# WHAT THE EXERCISE ASKS
No pictures belong in the copy; return exactly the lines from the one with "Reproduce this chart" through the one with "ax = fig.add_axes([125", both ends included, and nothing else.

# LISTING
##########

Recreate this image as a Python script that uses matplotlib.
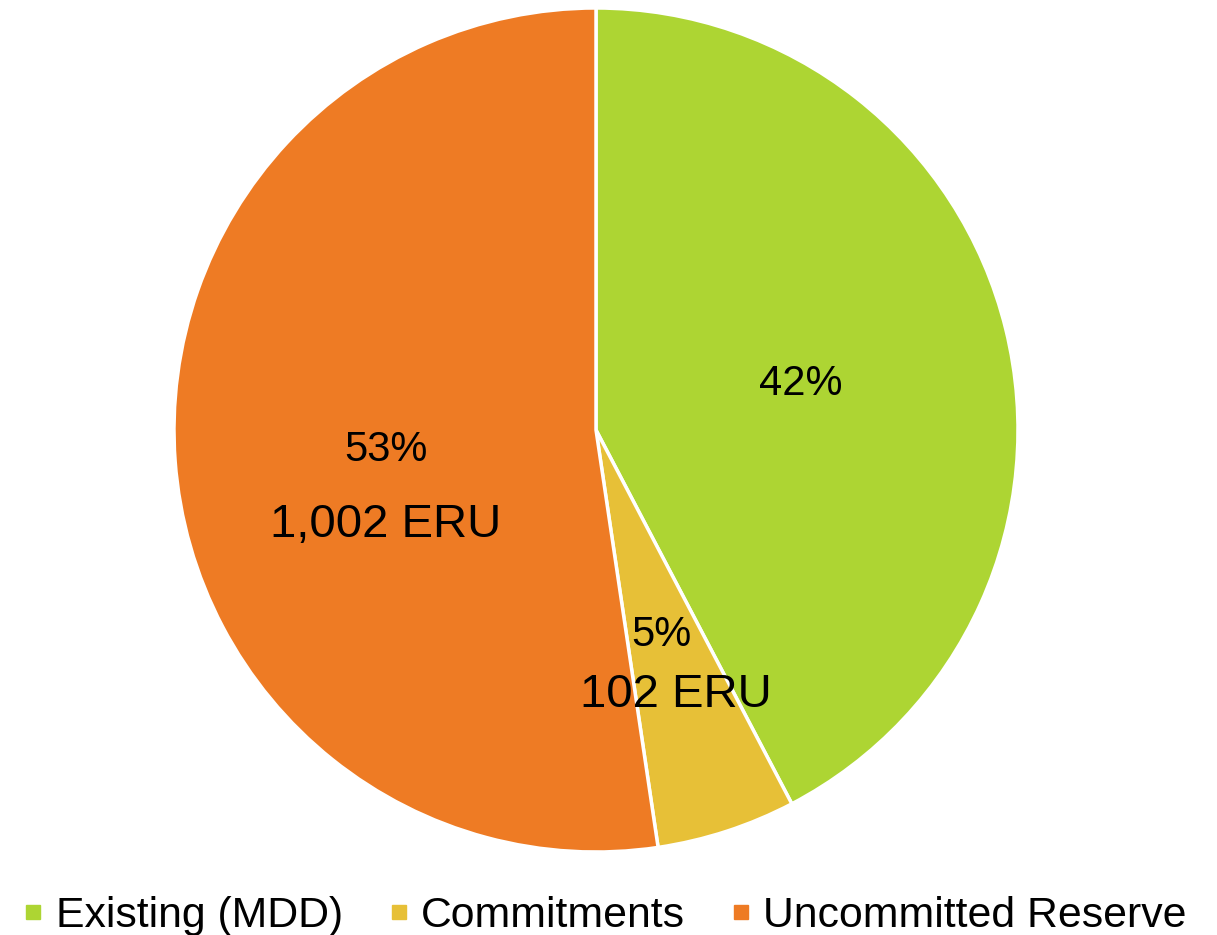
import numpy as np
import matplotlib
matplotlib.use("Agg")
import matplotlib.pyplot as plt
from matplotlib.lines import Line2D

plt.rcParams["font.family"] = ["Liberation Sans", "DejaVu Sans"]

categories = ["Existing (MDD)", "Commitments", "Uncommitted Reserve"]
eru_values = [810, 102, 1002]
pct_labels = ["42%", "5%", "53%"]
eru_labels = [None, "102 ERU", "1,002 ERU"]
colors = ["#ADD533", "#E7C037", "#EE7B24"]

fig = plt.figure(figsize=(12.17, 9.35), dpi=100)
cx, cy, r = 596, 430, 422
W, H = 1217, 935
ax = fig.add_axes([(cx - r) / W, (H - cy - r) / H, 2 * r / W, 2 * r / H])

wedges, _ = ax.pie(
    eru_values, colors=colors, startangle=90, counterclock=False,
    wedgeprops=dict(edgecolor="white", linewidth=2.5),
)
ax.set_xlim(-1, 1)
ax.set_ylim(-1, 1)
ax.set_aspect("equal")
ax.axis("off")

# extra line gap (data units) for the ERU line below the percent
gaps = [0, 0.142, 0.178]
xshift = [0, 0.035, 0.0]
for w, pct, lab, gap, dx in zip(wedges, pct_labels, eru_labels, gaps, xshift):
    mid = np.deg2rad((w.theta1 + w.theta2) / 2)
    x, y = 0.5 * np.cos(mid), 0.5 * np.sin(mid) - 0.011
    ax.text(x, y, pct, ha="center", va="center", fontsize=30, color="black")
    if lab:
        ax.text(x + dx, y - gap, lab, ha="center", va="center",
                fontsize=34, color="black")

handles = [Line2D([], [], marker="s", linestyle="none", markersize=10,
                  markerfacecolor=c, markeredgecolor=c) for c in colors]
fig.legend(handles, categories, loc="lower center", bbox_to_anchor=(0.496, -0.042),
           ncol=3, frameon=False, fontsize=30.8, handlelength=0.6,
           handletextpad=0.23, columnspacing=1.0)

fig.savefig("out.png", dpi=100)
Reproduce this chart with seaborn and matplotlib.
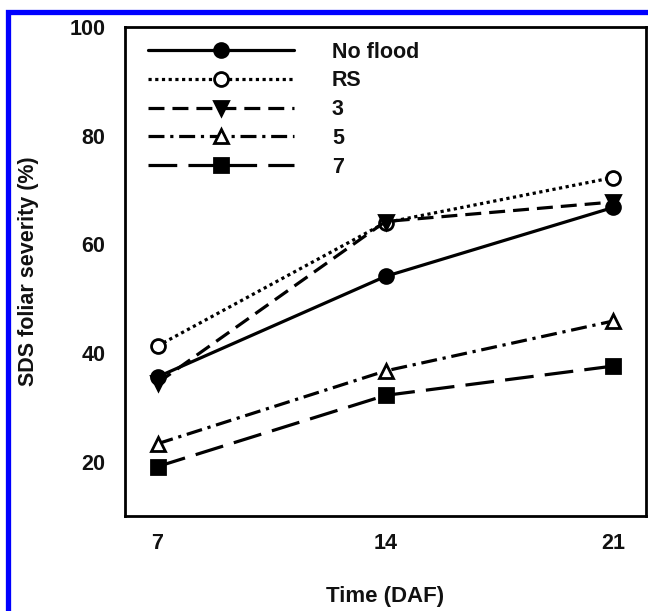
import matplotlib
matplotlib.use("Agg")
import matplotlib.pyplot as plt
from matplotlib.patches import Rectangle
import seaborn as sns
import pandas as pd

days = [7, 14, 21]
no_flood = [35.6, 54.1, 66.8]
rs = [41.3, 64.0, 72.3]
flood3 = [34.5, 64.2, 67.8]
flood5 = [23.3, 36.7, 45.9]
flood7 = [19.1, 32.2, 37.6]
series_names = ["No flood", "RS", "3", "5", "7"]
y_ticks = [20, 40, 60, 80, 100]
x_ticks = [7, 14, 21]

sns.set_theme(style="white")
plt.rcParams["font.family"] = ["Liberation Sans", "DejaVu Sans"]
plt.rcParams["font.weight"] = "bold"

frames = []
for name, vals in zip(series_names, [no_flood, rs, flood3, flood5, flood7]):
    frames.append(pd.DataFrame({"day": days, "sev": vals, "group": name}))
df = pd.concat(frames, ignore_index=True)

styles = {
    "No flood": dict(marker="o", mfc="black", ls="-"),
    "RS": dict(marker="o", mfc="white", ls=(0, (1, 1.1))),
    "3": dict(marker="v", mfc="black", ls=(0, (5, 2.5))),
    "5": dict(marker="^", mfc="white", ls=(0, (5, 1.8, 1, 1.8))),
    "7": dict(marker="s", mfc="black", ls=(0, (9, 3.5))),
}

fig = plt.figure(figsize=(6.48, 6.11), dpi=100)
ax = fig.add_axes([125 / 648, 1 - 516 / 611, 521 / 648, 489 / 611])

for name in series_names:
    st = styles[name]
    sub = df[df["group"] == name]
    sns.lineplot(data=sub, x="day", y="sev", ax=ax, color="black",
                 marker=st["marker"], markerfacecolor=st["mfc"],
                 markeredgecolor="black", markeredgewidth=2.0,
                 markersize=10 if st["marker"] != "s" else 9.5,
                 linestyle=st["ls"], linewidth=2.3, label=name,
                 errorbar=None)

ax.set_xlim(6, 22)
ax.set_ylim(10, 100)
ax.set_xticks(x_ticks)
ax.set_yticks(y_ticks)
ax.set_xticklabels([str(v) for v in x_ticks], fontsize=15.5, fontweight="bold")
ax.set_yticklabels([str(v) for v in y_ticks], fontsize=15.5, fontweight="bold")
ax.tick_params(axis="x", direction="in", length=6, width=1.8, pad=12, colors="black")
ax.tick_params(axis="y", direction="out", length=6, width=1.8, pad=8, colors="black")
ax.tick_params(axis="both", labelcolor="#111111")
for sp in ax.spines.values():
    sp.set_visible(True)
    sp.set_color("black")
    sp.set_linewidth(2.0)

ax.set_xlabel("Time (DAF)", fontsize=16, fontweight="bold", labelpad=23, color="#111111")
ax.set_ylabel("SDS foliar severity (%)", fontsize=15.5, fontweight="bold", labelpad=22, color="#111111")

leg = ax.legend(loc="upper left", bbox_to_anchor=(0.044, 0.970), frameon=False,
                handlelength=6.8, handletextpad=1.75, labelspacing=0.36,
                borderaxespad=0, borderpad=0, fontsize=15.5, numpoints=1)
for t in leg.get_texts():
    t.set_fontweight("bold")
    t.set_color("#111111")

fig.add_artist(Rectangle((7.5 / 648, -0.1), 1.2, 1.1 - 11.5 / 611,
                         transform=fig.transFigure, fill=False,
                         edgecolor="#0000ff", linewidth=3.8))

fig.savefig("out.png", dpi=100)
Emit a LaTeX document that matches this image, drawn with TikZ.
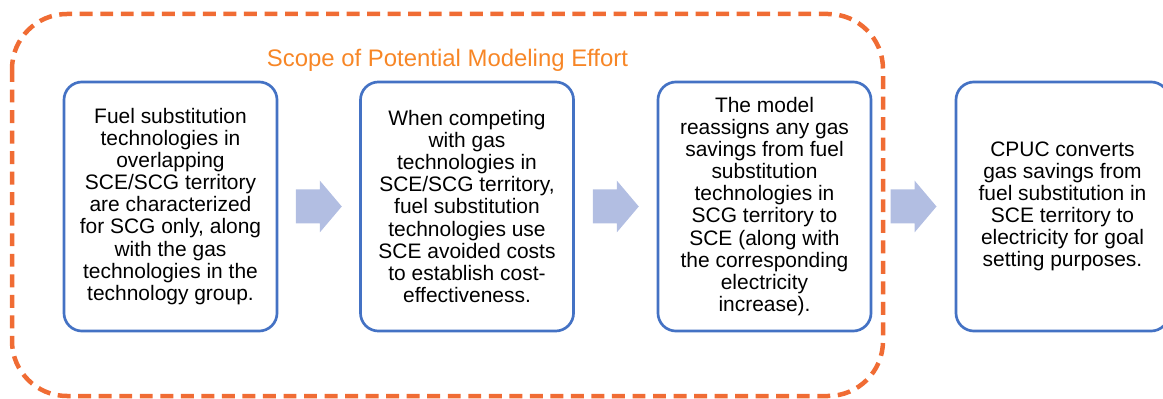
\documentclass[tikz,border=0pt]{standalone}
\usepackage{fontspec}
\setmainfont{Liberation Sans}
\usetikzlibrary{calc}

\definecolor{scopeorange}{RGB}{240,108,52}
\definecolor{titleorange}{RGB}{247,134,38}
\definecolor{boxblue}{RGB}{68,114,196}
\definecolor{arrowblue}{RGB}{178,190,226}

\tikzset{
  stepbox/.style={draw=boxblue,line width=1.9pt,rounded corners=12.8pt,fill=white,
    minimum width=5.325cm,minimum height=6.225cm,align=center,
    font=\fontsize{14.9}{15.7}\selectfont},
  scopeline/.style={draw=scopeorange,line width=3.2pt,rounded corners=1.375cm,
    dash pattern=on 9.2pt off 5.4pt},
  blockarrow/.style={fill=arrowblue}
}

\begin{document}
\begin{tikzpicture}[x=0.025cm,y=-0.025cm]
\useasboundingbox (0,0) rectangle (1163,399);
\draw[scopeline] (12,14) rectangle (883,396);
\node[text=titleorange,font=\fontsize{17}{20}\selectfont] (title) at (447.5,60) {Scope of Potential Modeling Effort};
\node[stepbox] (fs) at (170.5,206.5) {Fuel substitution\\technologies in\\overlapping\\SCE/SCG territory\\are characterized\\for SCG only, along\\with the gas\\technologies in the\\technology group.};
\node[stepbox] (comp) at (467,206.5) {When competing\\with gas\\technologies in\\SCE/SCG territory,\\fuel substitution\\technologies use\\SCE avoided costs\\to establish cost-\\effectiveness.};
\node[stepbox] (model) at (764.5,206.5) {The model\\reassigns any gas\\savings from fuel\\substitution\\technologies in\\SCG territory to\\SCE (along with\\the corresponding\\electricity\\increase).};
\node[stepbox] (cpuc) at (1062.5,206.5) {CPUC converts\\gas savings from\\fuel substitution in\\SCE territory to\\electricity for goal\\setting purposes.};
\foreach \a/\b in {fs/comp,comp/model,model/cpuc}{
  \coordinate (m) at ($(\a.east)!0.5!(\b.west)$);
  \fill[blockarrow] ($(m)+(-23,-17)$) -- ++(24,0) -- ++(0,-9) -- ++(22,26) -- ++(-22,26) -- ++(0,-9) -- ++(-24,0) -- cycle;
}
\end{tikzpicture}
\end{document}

##########

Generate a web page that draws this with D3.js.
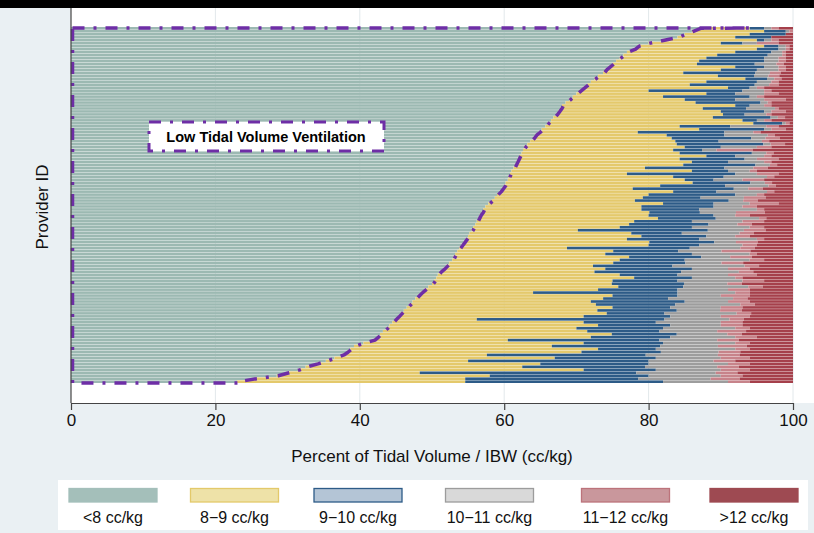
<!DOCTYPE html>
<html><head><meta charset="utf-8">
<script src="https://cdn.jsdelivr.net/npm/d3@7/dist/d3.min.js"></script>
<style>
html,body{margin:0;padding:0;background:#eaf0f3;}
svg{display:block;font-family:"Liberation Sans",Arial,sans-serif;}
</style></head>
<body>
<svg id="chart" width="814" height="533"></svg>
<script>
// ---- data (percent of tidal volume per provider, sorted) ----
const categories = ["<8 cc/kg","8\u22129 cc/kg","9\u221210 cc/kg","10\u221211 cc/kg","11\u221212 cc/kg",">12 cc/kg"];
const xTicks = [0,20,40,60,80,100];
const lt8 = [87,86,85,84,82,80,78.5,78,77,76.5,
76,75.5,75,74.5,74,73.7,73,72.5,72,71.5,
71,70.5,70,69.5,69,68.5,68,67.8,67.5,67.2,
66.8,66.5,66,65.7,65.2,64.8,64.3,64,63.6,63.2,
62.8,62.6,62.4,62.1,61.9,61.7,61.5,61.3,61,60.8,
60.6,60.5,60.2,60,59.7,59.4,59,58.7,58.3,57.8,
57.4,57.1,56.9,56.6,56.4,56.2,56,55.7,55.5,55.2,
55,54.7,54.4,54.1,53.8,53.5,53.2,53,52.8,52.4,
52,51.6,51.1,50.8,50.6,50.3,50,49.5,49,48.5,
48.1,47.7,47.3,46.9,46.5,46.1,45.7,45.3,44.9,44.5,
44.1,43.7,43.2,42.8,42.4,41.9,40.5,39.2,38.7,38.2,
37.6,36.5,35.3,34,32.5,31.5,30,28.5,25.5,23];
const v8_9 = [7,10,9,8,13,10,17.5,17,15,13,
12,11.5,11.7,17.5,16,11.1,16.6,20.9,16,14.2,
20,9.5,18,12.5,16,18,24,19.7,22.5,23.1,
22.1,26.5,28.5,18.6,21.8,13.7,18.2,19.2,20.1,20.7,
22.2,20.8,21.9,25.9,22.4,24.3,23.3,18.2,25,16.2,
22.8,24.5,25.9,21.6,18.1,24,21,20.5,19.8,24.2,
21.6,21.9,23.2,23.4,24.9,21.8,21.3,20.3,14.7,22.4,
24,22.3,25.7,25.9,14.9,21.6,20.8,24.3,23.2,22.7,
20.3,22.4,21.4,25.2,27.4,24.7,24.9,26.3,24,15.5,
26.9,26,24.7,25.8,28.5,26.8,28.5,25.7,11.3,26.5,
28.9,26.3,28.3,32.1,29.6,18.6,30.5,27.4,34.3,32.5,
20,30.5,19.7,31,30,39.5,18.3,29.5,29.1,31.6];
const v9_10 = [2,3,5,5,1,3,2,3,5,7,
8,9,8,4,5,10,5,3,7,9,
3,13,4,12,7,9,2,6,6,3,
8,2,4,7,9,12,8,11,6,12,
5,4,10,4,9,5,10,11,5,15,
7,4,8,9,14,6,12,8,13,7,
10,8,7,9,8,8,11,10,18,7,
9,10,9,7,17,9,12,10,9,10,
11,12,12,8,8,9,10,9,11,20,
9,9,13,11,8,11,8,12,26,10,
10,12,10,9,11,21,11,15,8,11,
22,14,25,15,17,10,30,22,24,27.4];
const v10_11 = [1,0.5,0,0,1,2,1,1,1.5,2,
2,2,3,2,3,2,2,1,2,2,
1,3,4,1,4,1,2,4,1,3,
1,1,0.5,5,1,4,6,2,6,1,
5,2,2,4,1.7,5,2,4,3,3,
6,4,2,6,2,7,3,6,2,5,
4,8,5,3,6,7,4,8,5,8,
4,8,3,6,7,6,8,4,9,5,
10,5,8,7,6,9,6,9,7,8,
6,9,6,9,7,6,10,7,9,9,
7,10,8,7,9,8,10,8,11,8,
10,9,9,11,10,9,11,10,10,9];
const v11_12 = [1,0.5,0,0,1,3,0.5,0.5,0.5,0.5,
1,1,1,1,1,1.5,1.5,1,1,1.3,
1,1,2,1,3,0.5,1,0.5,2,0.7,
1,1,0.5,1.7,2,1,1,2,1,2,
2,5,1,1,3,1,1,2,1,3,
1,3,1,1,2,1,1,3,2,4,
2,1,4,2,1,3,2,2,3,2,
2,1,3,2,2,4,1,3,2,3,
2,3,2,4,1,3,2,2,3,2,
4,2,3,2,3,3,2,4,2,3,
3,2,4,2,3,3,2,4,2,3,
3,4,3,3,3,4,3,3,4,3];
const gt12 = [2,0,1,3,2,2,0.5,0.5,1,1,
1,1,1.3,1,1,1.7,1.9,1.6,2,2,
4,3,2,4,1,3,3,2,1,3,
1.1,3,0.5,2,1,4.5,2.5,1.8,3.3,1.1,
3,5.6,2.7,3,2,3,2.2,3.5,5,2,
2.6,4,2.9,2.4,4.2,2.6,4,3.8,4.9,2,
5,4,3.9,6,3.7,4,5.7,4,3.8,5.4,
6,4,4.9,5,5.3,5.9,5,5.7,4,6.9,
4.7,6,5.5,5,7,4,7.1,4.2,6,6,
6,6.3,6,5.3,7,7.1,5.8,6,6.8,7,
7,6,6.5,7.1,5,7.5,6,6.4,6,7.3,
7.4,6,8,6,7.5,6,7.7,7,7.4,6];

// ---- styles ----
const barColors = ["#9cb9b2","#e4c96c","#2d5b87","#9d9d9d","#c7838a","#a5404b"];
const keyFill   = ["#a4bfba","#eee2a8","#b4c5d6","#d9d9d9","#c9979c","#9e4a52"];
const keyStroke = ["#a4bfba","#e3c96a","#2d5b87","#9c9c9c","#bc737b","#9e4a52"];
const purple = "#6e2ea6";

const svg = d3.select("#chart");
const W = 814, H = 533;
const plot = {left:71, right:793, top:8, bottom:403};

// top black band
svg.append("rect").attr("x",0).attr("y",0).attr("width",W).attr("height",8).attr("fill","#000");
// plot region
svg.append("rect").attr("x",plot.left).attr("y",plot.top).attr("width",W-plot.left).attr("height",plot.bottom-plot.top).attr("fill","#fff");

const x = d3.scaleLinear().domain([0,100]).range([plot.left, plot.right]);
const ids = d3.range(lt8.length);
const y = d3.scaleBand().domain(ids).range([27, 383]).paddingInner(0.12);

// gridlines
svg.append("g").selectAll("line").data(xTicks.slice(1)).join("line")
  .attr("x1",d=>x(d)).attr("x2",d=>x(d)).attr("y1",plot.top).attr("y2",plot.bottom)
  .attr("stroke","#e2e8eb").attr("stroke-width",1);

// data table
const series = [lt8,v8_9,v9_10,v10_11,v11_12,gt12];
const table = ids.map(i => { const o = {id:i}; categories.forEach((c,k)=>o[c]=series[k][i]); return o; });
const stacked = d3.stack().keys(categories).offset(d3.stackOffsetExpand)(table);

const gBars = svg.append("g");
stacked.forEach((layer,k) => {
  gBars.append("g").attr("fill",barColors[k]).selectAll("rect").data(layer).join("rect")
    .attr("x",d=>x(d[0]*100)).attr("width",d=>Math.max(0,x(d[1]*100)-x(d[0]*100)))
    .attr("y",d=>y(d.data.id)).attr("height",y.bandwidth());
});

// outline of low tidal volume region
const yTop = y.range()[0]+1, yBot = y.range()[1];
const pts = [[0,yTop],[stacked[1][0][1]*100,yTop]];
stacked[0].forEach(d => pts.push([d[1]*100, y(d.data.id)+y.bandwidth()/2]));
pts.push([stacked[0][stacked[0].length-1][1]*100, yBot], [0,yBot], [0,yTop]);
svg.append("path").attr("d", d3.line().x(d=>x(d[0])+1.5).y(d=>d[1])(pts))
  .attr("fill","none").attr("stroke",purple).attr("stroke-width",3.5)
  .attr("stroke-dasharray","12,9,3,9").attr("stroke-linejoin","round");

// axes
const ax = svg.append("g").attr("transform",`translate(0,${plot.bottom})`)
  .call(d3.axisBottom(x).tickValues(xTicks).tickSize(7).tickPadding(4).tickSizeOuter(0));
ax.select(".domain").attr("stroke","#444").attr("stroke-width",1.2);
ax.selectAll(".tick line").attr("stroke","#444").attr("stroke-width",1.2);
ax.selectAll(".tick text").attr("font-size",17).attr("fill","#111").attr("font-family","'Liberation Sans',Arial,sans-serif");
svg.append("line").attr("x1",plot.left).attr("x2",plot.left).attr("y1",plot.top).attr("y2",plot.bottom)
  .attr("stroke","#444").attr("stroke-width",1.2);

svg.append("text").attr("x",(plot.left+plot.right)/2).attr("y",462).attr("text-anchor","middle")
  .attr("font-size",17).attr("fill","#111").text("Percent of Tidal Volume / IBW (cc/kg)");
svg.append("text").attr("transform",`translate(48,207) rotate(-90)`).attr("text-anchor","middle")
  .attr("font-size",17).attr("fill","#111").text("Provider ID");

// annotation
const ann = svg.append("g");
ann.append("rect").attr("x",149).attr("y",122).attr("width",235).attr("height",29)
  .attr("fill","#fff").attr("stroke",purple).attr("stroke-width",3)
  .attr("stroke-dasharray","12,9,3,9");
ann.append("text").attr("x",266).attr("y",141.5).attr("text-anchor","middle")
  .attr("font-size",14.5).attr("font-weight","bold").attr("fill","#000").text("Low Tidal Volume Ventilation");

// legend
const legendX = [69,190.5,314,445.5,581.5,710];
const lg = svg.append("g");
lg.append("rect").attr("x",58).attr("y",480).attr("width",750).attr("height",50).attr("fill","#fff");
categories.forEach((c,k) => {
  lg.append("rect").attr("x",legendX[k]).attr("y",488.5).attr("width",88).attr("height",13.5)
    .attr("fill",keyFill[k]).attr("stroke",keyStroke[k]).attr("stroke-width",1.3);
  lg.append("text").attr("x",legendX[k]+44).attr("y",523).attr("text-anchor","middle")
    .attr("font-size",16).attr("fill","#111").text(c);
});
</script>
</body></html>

##########

# EXERCISE RESPONSE
Reproduce this chart with seaborn and matplotlib.
import matplotlib
matplotlib.use("Agg")
import matplotlib.pyplot as plt
from matplotlib.patches import Rectangle
import seaborn as sns
import pandas as pd

days = [7, 14, 21]
no_flood = [35.6, 54.1, 66.8]
rs = [41.3, 64.0, 72.3]
flood3 = [34.5, 64.2, 67.8]
flood5 = [23.3, 36.7, 45.9]
flood7 = [19.1, 32.2, 37.6]
series_names = ["No flood", "RS", "3", "5", "7"]
y_ticks = [20, 40, 60, 80, 100]
x_ticks = [7, 14, 21]

sns.set_theme(style="white")
plt.rcParams["font.family"] = ["Liberation Sans", "DejaVu Sans"]
plt.rcParams["font.weight"] = "bold"

frames = []
for name, vals in zip(series_names, [no_flood, rs, flood3, flood5, flood7]):
    frames.append(pd.DataFrame({"day": days, "sev": vals, "group": name}))
df = pd.concat(frames, ignore_index=True)

styles = {
    "No flood": dict(marker="o", mfc="black", ls="-"),
    "RS": dict(marker="o", mfc="white", ls=(0, (1, 1.1))),
    "3": dict(marker="v", mfc="black", ls=(0, (5, 2.5))),
    "5": dict(marker="^", mfc="white", ls=(0, (5, 1.8, 1, 1.8))),
    "7": dict(marker="s", mfc="black", ls=(0, (9, 3.5))),
}

fig = plt.figure(figsize=(6.48, 6.11), dpi=100)
ax = fig.add_axes([125 / 648, 1 - 516 / 611, 521 / 648, 489 / 611])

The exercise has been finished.